<<<<
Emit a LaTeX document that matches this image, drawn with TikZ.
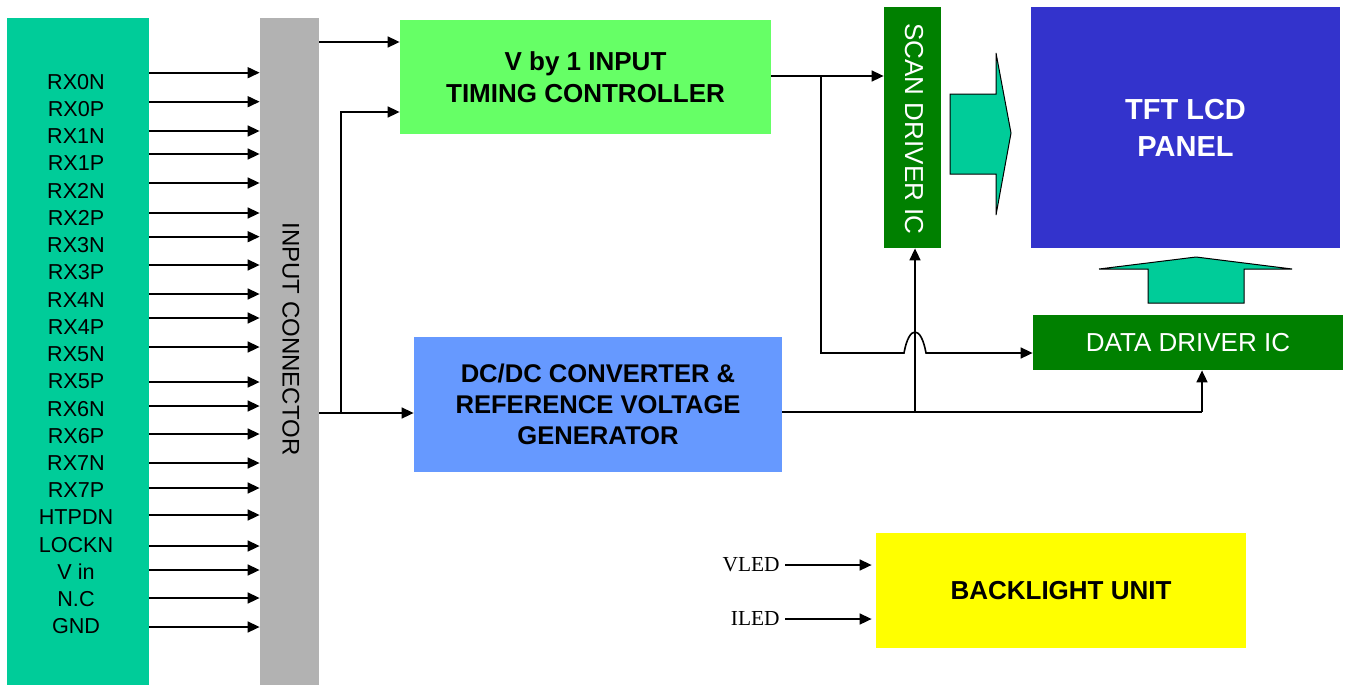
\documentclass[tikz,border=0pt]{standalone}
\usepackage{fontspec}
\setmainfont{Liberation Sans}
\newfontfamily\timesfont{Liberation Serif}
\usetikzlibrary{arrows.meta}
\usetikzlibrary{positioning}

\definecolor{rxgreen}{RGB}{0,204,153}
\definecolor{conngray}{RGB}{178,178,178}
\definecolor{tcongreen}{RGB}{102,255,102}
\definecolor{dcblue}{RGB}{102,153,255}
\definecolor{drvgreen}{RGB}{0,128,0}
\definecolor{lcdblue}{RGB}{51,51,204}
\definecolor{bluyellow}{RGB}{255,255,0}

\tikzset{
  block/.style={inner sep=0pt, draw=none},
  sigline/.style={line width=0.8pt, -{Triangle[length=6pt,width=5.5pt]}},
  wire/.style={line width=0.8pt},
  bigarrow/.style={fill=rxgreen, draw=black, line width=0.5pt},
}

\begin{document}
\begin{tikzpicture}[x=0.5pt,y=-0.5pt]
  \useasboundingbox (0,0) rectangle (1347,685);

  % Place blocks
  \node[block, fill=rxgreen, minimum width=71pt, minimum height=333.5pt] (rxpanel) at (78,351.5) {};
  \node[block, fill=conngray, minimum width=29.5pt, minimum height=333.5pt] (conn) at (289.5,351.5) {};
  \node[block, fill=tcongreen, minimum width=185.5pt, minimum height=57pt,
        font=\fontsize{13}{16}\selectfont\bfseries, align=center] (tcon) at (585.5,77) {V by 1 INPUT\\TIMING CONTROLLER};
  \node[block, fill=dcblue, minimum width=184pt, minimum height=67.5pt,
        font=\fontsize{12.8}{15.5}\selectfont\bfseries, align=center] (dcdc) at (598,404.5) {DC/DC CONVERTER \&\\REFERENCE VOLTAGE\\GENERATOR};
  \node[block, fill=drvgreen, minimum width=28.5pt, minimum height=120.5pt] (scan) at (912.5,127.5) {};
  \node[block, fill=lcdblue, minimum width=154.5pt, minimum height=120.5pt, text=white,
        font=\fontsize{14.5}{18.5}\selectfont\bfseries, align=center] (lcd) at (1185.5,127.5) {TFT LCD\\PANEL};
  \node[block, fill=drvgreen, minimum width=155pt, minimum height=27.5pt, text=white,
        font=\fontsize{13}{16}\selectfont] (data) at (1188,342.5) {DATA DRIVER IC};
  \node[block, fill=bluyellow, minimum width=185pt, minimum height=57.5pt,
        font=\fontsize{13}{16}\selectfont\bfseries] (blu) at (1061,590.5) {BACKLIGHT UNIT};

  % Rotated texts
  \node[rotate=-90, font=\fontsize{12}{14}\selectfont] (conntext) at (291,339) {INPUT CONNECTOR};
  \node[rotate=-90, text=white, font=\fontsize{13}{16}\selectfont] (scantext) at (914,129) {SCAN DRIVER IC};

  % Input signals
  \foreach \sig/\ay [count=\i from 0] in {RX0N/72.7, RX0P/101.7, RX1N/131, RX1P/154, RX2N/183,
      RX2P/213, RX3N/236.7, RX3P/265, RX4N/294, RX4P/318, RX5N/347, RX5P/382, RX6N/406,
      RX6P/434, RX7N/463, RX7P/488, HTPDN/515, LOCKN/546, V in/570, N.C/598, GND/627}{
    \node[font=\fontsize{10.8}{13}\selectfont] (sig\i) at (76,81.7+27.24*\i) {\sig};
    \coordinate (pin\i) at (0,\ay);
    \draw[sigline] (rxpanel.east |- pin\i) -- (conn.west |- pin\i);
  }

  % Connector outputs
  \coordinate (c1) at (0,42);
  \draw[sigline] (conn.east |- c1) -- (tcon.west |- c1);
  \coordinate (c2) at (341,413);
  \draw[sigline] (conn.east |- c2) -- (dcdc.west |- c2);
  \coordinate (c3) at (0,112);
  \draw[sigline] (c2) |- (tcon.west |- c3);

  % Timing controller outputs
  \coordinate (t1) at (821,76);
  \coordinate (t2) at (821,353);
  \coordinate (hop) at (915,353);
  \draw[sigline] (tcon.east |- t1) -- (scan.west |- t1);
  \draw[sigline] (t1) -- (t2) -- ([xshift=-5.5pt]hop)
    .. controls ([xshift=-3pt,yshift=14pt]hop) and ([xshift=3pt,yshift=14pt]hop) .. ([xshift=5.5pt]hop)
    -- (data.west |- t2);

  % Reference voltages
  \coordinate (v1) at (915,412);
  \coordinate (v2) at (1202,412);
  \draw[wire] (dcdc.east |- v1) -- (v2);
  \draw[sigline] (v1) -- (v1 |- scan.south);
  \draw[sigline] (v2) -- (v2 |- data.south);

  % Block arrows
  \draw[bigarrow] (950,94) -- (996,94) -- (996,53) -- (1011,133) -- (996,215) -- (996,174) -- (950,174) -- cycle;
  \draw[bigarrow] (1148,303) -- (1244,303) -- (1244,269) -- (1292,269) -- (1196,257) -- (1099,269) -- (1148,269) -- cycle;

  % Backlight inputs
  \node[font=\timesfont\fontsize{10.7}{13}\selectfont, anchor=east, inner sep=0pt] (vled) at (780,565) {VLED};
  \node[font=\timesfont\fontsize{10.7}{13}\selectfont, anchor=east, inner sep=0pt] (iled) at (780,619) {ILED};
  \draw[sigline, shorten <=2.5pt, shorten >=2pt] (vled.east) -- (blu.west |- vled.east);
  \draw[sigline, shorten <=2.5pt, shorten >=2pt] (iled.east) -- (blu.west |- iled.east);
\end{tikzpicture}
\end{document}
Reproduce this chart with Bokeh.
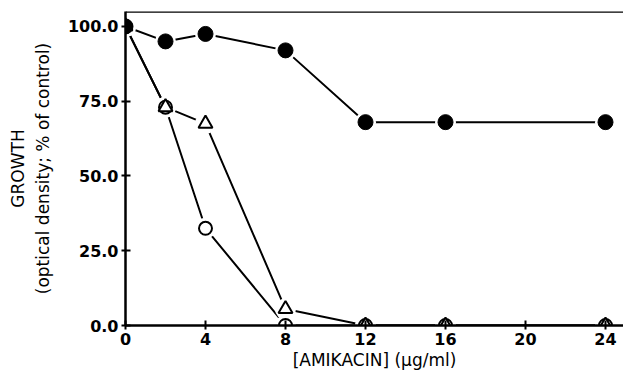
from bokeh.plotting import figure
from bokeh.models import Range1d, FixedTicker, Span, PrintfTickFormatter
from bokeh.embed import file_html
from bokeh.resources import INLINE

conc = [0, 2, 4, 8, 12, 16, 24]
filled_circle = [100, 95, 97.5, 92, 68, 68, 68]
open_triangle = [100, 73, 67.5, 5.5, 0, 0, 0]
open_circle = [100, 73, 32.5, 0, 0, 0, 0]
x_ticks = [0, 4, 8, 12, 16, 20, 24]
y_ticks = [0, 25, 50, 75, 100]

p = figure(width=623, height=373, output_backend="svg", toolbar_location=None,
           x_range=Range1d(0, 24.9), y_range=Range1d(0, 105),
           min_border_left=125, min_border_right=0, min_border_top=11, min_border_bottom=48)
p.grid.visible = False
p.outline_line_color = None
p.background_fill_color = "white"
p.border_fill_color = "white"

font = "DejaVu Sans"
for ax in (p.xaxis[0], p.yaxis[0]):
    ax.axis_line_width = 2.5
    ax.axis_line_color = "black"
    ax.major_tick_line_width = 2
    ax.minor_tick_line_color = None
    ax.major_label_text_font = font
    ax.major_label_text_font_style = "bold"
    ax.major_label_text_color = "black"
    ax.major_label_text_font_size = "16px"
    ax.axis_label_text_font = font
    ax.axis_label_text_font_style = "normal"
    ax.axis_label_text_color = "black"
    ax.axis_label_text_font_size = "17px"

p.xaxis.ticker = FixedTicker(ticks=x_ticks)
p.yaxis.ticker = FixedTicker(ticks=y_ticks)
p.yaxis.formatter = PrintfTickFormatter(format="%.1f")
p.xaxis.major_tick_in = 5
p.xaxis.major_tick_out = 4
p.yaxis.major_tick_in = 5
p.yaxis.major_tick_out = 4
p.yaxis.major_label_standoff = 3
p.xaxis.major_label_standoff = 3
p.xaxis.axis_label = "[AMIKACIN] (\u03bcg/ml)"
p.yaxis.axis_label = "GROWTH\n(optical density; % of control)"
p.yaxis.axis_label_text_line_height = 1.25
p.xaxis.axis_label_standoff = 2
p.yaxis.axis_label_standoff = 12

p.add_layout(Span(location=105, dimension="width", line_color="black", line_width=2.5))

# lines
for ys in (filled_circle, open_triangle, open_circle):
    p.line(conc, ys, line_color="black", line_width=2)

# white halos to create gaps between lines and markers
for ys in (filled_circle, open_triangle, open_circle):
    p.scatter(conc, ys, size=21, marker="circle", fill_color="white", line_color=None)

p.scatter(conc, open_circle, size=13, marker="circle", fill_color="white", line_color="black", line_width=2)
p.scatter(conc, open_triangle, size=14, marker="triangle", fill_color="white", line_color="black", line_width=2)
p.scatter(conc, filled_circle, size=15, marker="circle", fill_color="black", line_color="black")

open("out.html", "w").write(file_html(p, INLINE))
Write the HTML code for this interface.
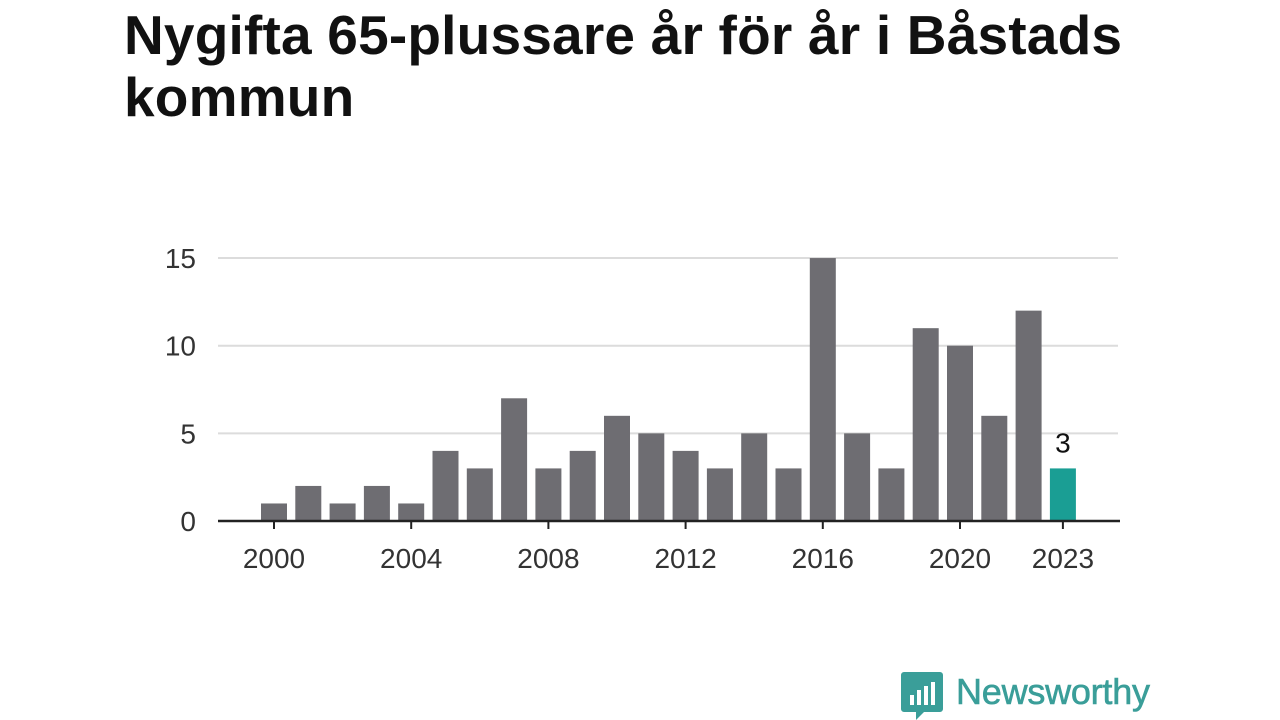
>>>>
◆ **AIM**:
Identify the lines that contain the string "this", and copy every one of them.

◆ **EXERCISE OUTPUT**:
Emit a LaTeX document that matches this image, drawn with TikZ.
Reproduce this chart with Bokeh.
Write the HTML code for this interface.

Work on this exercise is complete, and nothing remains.